With the high correlation of nitrogen price to corn price, future movements in nitrogen prices will more than likely take their cues from movements in price of corn. There may continue to be a disconnect between foreign/domestic port prices and Midwest prices as the low Mississippi river levels continue to restrict fright up and down the river.
Phosphorous (P2O5)
Di-ammonium Phosphate (DAP) in November/December in Ohio was $634-690/ton (9% decrease over year ago) while mono-ammonium phosphate (MAP) was $644-700/ton (9% decrease over year ago).
Factors that may lead to P price increases include:
+ High crop prices and crop profitability
+ Strong farm balance sheet
+ Mississippi barge traffic may be delayed due to low water levels
Factors that may lead to P price decreases include:
- Slow world economy
- Residual soil P (due to drought) may dampen demand
Potassium (K20)
The retail price of potash in December in Ohio was $555-640/ton (7% decrease from year ago).
The potash industry essentially operates as a duopoly (two firms, in this case, two consortiums, with dominant control of the market) with Canpotex (Canadian Potash Exporters) and Bellarussian Potash Co. controlling much of the global potash supply.
Factors that may lead to K price increases include:
+ High crop prices and crop profitability
+ Strong farm balance sheet
+ Potash Producers have begun to curtail production
Factors that may lead to K price decreases include:
- Slow world economy
- Residual soil K (due to drought) may dampen demand
Seed and Crop Protection Chemicals
Company price data and industry sources indicate seed prices for 2013 to be 5-10% higher.
Crop protection chemical prices will see similar increases except glyphoste, which has seen a 50% increase in price for many of the different glyphosate products.

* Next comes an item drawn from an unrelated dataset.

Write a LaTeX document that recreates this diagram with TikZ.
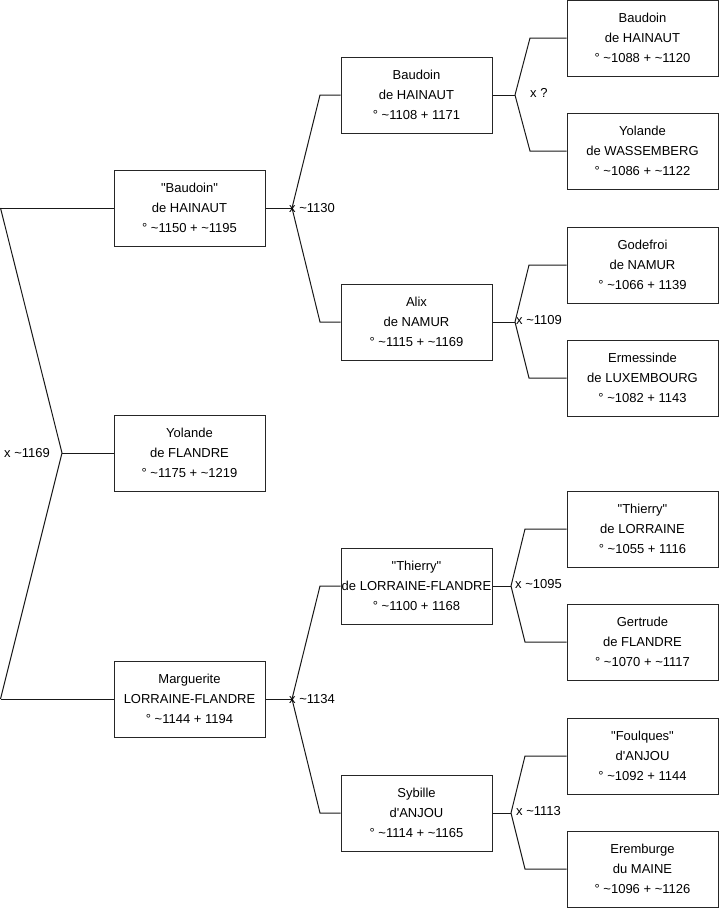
\documentclass[tikz,border=0pt]{standalone}
\usepackage{fontspec}
\setmainfont{Liberation Sans}[Ligatures=TeXOff]
\newcommand{\dq}{\char34\relax}
\newcommand{\sq}{\char39\relax}
\begin{document}
\begin{tikzpicture}[x=1pt,y=-1pt,
  person/.style={draw=black!85,line width=1pt,rectangle,minimum width=151pt,minimum height=76pt,
    inner sep=0pt,align=center,font=\fontsize{13}{20}\selectfont},
  link/.style={draw=black!90,line width=1pt},
  mlabel/.style={anchor=west,inner sep=0pt,font=\fontsize{13}{15}\selectfont}]
\useasboundingbox (0,0) rectangle (719,908);
% column 1
\node[person] (b1) at (189.5,208) {\dq Baudoin\dq\\de HAINAUT\\° \textasciitilde1150 + \textasciitilde1195};
\node[person] (y1) at (189.5,453) {Yolande\\de FLANDRE\\° \textasciitilde1175 + \textasciitilde1219};
\node[person] (m1) at (189.5,699) {Marguerite\\LORRAINE-FLANDRE\\° \textasciitilde1144 + 1194};
% column 2
\node[person] (b2) at (416.5,95) {Baudoin\\de HAINAUT\\° \textasciitilde1108 + 1171};
\node[person] (a2) at (416.5,322) {Alix\\de NAMUR\\° \textasciitilde1115 + \textasciitilde1169};
\node[person] (t2) at (416.5,586) {\dq Thierry\dq\\de LORRAINE-FLANDRE\\° \textasciitilde1100 + 1168};
\node[person] (s2) at (416.5,813) {Sybille\\d\sq ANJOU\\° \textasciitilde1114 + \textasciitilde1165};
% column 3
\node[person] (c1) at (642.5,38) {Baudoin\\de HAINAUT\\° \textasciitilde1088 + \textasciitilde1120};
\node[person] (c2) at (642.5,151) {Yolande\\de WASSEMBERG\\° \textasciitilde1086 + \textasciitilde1122};
\node[person] (c3) at (642.5,265) {Godefroi\\de NAMUR\\° \textasciitilde1066 + 1139};
\node[person] (c4) at (642.5,378) {Ermessinde\\de LUXEMBOURG\\° \textasciitilde1082 + 1143};
\node[person] (c5) at (642.5,529) {\dq Thierry\dq\\de LORRAINE\\° \textasciitilde1055 + 1116};
\node[person] (c6) at (642.5,642) {Gertrude\\de FLANDRE\\° \textasciitilde1070 + \textasciitilde1117};
\node[person] (c7) at (642.5,756) {\dq Foulques\dq\\d\sq ANJOU\\° \textasciitilde1092 + 1144};
\node[person] (c8) at (642.5,869) {Eremburge\\du MAINE\\° \textasciitilde1096 + \textasciitilde1126};
% root connector
\coordinate (r1) at (0.5,208);
\coordinate (r2) at (0.5,699);
\coordinate (j0) at (62,453);
\draw[link] (r1) -- (b1.west);
\draw[link] (r2) -- (m1.west);
\draw[link] (r1) -- (j0) -- (r2);
\draw[link] (j0) -- (y1.west);
\node[mlabel] (l0) at (4,453) {x \textasciitilde1169};
% b1 parents
\coordinate (j1) at (292,208);
\draw[link] (b1.east) -- (j1);
\draw[link] (j1) -- (320,95) -- (b2.west);
\draw[link] (j1) -- (320,322) -- (a2.west);
\node[mlabel] (l1) at (289,208) {x \textasciitilde1130};
% m1 parents
\coordinate (j2) at (292,699);
\draw[link] (m1.east) -- (j2);
\draw[link] (j2) -- (320,586) -- (t2.west);
\draw[link] (j2) -- (320,813) -- (s2.west);
\node[mlabel] (l2) at (289,699) {x \textasciitilde1134};
% b2 parents
\coordinate (j3) at (515,95);
\draw[link] (b2.east) -- (j3);
\draw[link] (j3) -- (530,38) -- (c1.west);
\draw[link] (j3) -- (530,151) -- (c2.west);
\node[mlabel] (l3) at (530,93) {x ?};
% a2 parents
\coordinate (j4) at (515,322);
\draw[link] (a2.east) -- (j4);
\draw[link] (j4) -- (529,265) -- (c3.west);
\draw[link] (j4) -- (529,378) -- (c4.west);
\node[mlabel] (l4) at (516,320) {x \textasciitilde1109};
% t2 parents
\coordinate (j5) at (511,586);
\draw[link] (t2.east) -- (j5);
\draw[link] (j5) -- (525,529) -- (c5.west);
\draw[link] (j5) -- (525,642) -- (c6.west);
\node[mlabel] (l5) at (515,584) {x \textasciitilde1095};
% s2 parents
\coordinate (j6) at (511,813);
\draw[link] (s2.east) -- (j6);
\draw[link] (j6) -- (525,756) -- (c7.west);
\draw[link] (j6) -- (525,869) -- (c8.west);
\node[mlabel] (l6) at (516,811) {x \textasciitilde1113};
\end{tikzpicture}
\end{document}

For more information on AEDE/OSU Extension Policy and Outlook offerings:
http://aede.osu.edu/programs-and-research/agricultural-policy-and-outlook-conferences
Outlook information presented here was developed with data from AEDE research, the Energy Information Administration, USDA, other Land Grant research, futures markets and retail sector surveys. While gauged to the best of this author’s capabilities, forward looking statements contained in this document may prove to be incorrect due to changes in supply and demand and other political and economic related events.